I spent the next hour or so exploring the museum. The quality of the art varied, but it was all quite interesting. On one wall I even found a framed handwritten letter with an intriguing note:
It seems that, within the next six weeks, I would be able to show publicly (in some other place) a body of work by one of the students from the Sharjah College of Fine Arts, in the United Arab Emirates, which, apparently, is not suitable for being exhibited here.
Leaving the museum, I walked several blocks west to Sharjah’s fort. The fort, reminiscent of Dubai Fort, was one of the oldest structures in the city, but the high-rise apartments surrounding in detracted from it. I also strolled through the Sharjah Heritage Area, several square blocks of old buildings restored to their original condition. It was reminiscent of walking through a deserted North African medina; the lack of people there made it feel like a ghost town.

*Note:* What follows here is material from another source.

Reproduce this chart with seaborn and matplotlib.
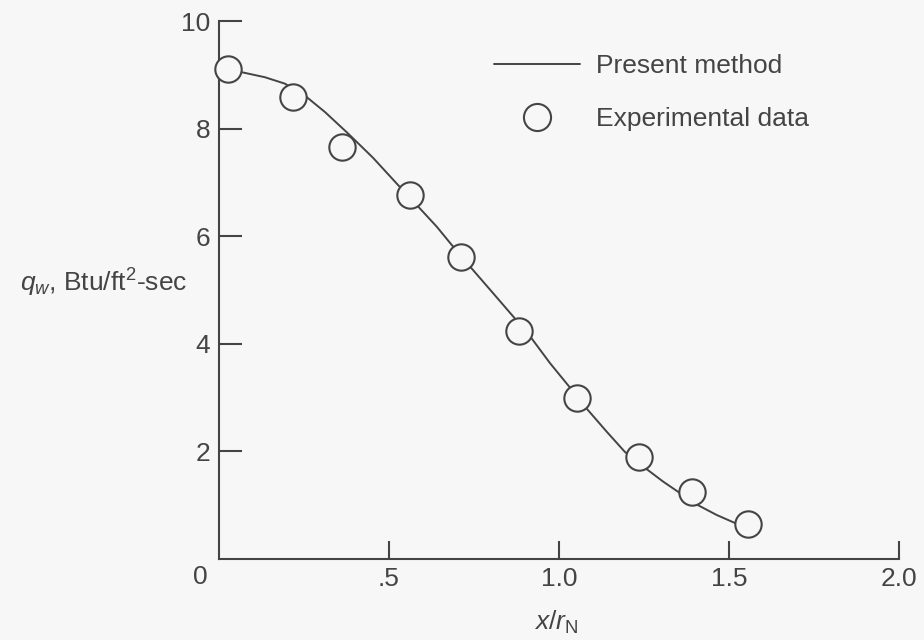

After buying a bottle of water at a shop, I continued westward to the vegetable souk, a covered market featuring various produce from the region, particularly the local dates. The date sellers all made their best attempt to sell me two or three kilos of the syrupy sweet fruit, but I smiled and declined.
A man strolls through Sharjah’s Heritage Area
On the far end of the souk, I found the long distance taxi stand, which my Lonely Planet book said was the place to get a taxi back to Dubai. To my horror, though, I found out that this place was actually the taxi stand for rides to Abu Dhabi and Al Ain; the Dubai taxi stand was at Rolla Square, clear across the other side of town where I’d started in the first place. I asked the taxi drivers if any of them would take me there, but they all declined, again reminding me the taxis were for Abu Dhabi and Al Ain only. Silly me.
Now breaking out into a continuous sweat, I backtracked through the city, trying to find whatever shade along the way, until I reached Rolla Square 30 minutes later. Several large minibuses sat along the northern edge of the square; one of them departed as soon as I arrived. I asked an attendant about going to Dubai; he directed me to a ticket booth under a tree in the middle of the square. I bought a ticket for five dirhams (about $1.50) then returned to the remaining minibus. It was already filling up with passengers. I grabbed a seat near the front and waited a few minutes as the last seats filled up; some male passengers had to be shuffled around to accommodate a couple of women passengers, who aren’t aloud to sit next to male strangers.
We then got under way, taking a route back to Dubai that was different than the one I’d used to get there a couple hours earlier. We passed through a very developed part of Sharjah, with brand-new high rises hugging a large bay. It was oddly reminiscent of Miami. About 30 minutes later, we arrived at the Bur Dubai bus station, where I had to walk a few blocks to catch a taxi back to the hotel, where I packed my bags, checked out, and plotted what to do with my dwindling hours in Dubai.